* DIRECTIONS
Output exactly the lines from the first one down to the line containing "52.4, 56.0, 54.6]", inclusive.

* DATA SHOWN
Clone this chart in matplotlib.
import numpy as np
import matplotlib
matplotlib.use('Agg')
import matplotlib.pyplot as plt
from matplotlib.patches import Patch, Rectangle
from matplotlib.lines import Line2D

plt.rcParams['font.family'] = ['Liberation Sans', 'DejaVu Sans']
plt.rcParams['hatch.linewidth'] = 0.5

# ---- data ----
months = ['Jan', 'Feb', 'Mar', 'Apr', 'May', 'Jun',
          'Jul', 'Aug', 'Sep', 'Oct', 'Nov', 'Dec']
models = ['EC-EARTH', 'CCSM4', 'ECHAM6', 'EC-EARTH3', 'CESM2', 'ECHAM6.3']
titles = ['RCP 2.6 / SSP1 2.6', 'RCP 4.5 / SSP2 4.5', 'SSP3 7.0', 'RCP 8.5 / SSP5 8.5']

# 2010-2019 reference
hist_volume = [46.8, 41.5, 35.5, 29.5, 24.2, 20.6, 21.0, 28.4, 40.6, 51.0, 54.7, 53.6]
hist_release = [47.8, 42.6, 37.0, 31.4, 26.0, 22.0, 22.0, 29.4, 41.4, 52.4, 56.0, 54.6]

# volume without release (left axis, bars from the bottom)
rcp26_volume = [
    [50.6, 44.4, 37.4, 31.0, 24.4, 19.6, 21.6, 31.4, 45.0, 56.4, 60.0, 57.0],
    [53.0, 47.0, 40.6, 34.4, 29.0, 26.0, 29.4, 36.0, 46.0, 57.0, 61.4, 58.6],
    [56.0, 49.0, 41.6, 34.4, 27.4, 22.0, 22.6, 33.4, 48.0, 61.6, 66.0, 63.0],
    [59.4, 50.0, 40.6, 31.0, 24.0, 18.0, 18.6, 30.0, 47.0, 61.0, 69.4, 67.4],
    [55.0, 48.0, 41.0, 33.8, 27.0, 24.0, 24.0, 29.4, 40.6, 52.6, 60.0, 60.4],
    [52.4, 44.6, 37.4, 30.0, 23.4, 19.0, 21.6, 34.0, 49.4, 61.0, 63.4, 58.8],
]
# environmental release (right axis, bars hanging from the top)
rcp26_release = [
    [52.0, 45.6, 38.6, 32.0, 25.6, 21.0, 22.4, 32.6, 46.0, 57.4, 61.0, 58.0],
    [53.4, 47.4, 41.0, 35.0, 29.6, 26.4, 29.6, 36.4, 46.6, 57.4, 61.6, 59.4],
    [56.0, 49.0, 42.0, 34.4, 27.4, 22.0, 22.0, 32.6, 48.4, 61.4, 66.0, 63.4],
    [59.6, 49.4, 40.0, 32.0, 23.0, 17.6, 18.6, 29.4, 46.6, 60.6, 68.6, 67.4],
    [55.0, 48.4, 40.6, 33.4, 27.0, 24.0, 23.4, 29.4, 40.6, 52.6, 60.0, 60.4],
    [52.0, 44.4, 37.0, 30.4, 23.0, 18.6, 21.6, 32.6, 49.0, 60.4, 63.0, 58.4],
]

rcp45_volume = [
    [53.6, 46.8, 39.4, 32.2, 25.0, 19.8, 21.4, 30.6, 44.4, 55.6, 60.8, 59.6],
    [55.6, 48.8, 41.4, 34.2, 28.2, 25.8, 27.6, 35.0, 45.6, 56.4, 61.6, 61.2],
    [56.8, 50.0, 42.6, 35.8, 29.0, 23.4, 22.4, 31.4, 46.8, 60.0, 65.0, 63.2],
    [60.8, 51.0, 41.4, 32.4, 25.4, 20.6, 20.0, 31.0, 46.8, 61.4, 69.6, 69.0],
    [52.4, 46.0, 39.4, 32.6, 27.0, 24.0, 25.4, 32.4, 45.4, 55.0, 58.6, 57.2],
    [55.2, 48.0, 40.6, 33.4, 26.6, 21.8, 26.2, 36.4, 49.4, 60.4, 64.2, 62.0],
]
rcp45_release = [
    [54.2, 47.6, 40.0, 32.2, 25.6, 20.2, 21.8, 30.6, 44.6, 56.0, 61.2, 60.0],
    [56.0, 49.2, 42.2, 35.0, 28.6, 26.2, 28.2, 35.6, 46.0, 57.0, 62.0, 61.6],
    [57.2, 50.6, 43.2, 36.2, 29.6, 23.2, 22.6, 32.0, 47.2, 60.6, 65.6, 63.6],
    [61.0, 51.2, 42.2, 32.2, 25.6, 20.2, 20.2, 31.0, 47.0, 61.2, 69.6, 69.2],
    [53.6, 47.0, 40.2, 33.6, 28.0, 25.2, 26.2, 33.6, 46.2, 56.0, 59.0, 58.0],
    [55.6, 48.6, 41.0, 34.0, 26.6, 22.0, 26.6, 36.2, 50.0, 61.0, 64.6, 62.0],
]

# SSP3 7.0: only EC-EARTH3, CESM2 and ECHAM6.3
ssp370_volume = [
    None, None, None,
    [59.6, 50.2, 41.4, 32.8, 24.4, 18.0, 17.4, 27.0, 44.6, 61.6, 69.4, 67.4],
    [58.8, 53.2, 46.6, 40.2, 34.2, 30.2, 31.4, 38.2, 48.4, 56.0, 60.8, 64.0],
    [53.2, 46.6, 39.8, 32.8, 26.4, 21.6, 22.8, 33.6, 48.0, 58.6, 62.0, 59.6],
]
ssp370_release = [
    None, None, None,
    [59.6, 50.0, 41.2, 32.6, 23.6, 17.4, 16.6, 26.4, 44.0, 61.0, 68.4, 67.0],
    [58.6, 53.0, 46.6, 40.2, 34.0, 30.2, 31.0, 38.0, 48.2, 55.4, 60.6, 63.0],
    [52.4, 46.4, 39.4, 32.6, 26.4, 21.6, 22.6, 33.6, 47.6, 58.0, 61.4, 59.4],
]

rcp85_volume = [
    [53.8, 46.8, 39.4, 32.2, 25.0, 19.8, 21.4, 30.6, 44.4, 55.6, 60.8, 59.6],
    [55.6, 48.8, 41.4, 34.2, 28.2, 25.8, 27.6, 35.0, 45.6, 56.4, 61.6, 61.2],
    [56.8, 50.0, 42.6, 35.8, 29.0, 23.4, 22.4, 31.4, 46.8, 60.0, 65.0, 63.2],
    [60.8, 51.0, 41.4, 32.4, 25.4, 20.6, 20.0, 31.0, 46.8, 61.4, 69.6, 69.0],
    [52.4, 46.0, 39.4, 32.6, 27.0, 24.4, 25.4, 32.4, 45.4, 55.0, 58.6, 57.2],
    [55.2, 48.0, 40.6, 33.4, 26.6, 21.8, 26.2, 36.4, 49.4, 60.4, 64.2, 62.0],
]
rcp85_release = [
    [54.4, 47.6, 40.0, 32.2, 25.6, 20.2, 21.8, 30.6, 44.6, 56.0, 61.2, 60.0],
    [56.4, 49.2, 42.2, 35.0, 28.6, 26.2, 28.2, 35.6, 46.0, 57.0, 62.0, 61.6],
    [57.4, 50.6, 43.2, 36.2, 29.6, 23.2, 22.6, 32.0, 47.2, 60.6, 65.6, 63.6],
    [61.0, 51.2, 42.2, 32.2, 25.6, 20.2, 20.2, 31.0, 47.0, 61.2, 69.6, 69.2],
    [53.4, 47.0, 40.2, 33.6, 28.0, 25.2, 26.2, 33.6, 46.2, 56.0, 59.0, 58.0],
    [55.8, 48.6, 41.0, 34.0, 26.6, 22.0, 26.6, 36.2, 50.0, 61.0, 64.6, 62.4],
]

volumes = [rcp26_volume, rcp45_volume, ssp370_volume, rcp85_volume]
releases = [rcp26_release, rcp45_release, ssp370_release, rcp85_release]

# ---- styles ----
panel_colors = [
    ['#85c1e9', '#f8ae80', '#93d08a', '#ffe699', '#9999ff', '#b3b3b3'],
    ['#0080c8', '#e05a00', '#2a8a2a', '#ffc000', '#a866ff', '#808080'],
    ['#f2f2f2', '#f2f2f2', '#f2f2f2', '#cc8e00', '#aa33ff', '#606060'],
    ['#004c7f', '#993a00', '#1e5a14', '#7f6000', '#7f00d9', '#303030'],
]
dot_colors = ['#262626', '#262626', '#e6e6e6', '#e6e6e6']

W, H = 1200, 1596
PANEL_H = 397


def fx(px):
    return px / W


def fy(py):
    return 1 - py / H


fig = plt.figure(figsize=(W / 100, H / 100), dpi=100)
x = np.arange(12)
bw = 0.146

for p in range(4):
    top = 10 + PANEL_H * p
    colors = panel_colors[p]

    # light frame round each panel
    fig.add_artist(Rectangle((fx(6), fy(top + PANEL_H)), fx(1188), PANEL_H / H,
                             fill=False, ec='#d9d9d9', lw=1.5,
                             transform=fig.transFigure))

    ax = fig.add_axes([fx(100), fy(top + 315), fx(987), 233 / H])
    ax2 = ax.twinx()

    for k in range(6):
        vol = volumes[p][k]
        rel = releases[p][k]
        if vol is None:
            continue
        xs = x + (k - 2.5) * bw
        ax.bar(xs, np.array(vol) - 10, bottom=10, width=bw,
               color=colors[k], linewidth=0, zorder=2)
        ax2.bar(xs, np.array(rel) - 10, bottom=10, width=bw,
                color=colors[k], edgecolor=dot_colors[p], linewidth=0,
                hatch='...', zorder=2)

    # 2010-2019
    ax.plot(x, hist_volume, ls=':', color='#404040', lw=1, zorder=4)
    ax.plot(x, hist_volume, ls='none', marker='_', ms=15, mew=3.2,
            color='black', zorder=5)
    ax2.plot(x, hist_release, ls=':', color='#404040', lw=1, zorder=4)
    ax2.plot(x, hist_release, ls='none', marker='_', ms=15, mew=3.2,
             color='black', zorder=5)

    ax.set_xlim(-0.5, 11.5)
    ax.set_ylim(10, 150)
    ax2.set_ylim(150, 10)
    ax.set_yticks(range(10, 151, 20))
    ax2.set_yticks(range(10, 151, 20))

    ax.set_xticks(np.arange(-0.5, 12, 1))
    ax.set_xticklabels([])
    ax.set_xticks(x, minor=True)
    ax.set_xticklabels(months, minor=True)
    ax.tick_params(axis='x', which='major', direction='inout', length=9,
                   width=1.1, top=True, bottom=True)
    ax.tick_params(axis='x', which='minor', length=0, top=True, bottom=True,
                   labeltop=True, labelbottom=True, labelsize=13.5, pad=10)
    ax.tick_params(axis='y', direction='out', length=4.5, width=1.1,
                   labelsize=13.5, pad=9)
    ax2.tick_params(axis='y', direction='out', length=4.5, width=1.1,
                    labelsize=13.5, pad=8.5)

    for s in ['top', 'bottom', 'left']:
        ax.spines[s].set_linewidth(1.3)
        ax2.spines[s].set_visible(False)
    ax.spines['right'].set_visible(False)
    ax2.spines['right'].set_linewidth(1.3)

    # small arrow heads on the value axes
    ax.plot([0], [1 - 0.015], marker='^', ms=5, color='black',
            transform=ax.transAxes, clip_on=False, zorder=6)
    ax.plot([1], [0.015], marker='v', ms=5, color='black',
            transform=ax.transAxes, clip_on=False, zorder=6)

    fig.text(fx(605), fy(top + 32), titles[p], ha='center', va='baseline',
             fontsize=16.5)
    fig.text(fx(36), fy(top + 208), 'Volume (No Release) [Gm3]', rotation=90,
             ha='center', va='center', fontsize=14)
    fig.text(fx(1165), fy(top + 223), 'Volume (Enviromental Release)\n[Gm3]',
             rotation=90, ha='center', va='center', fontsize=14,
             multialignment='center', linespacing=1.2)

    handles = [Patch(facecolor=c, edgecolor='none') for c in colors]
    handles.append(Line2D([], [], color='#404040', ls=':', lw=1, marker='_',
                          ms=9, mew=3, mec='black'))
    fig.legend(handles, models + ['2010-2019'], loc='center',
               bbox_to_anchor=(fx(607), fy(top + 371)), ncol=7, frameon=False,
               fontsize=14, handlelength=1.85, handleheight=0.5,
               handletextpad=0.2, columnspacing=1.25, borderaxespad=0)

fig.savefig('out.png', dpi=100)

* ANSWER TO THE PROBLEM
Clone this chart in matplotlib.
import numpy as np
import matplotlib
matplotlib.use('Agg')
import matplotlib.pyplot as plt
from matplotlib.patches import Patch, Rectangle
from matplotlib.lines import Line2D

plt.rcParams['font.family'] = ['Liberation Sans', 'DejaVu Sans']
plt.rcParams['hatch.linewidth'] = 0.5

# ---- data ----
months = ['Jan', 'Feb', 'Mar', 'Apr', 'May', 'Jun',
          'Jul', 'Aug', 'Sep', 'Oct', 'Nov', 'Dec']
models = ['EC-EARTH', 'CCSM4', 'ECHAM6', 'EC-EARTH3', 'CESM2', 'ECHAM6.3']
titles = ['RCP 2.6 / SSP1 2.6', 'RCP 4.5 / SSP2 4.5', 'SSP3 7.0', 'RCP 8.5 / SSP5 8.5']

# 2010-2019 reference
hist_volume = [46.8, 41.5, 35.5, 29.5, 24.2, 20.6, 21.0, 28.4, 40.6, 51.0, 54.7, 53.6]
hist_release = [47.8, 42.6, 37.0, 31.4, 26.0, 22.0, 22.0, 29.4, 41.4, 52.4, 56.0, 54.6]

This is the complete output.